The black handled one is for 2nd coat (Block coat is the term I see used on here) 
It is 39c here today and they are predicting 42c by Sunday:furious:.


----------



## Mudshark (Feb 8, 2009)

gazman said:


> It is 39c here today and they are predicting 42c by Sunday:furious:.


Goodness - that heat is hard to imagine right now


----------



## gazman (Apr 29, 2011)

You blokes talk about -20c and the like. I cant imagine that, the coldest I can recall here is -7 on a real frosty morning and that was exceptional. -1 is a normal frosty winter morning, but if we get a frost we know we will have a sunny day.


----------



## 2buckcanuck (Jul 9, 2010)

gazman said:


> You blokes talk about -20c and the like. I cant imagine that, the coldest I can recall here is -7 on a real frosty morning and that was exceptional. -1 is a normal frosty winter morning, but if we get a frost we know we will have a sunny day.

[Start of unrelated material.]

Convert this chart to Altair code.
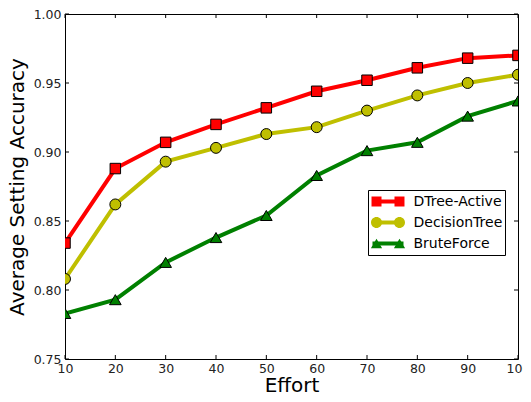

Suppose to go down to - 26 to night for Moose boy, - 18 right now









Minus seven for me

But going up to 2 degrees next week, snow will start melting:thumbup:


----------



## br549 (Jun 2, 2012)

I did the conversion, it's -11.666 degrees C here. If that's a sign shouldn't it be hotter? :furious:


----------



## br549 (Jun 2, 2012)

Hey 2buck, you're a fan of the flex edge right? I use a 360 now for everything but angles and I'm getting a flex edge. Do you like the medium or fine foam pads for angles? I'd like to use medium but is it too rough and will it scratch up a finish coat? That would be.nice if the medium doesn't scratch things up, fine may take too long sanding but then again I've never used it... I'll probly get both to check em out, just wondering what works for anyone who's already been there.


----------



## 2buckcanuck (Jul 9, 2010)

br549 said:


> Hey 2buck, you're a fan of the flex edge right?  I use a 360 now for everything but angles and I'm getting a flex edge. Do you like the medium or fine foam pads for angles? I'd like to use medium but is it too rough and will it scratch up a finish coat? That would be.nice if the medium doesn't scratch things up, fine may take too long sanding but then again I've never used it... I'll probly get both to check em out, just wondering what works for anyone who's already been there.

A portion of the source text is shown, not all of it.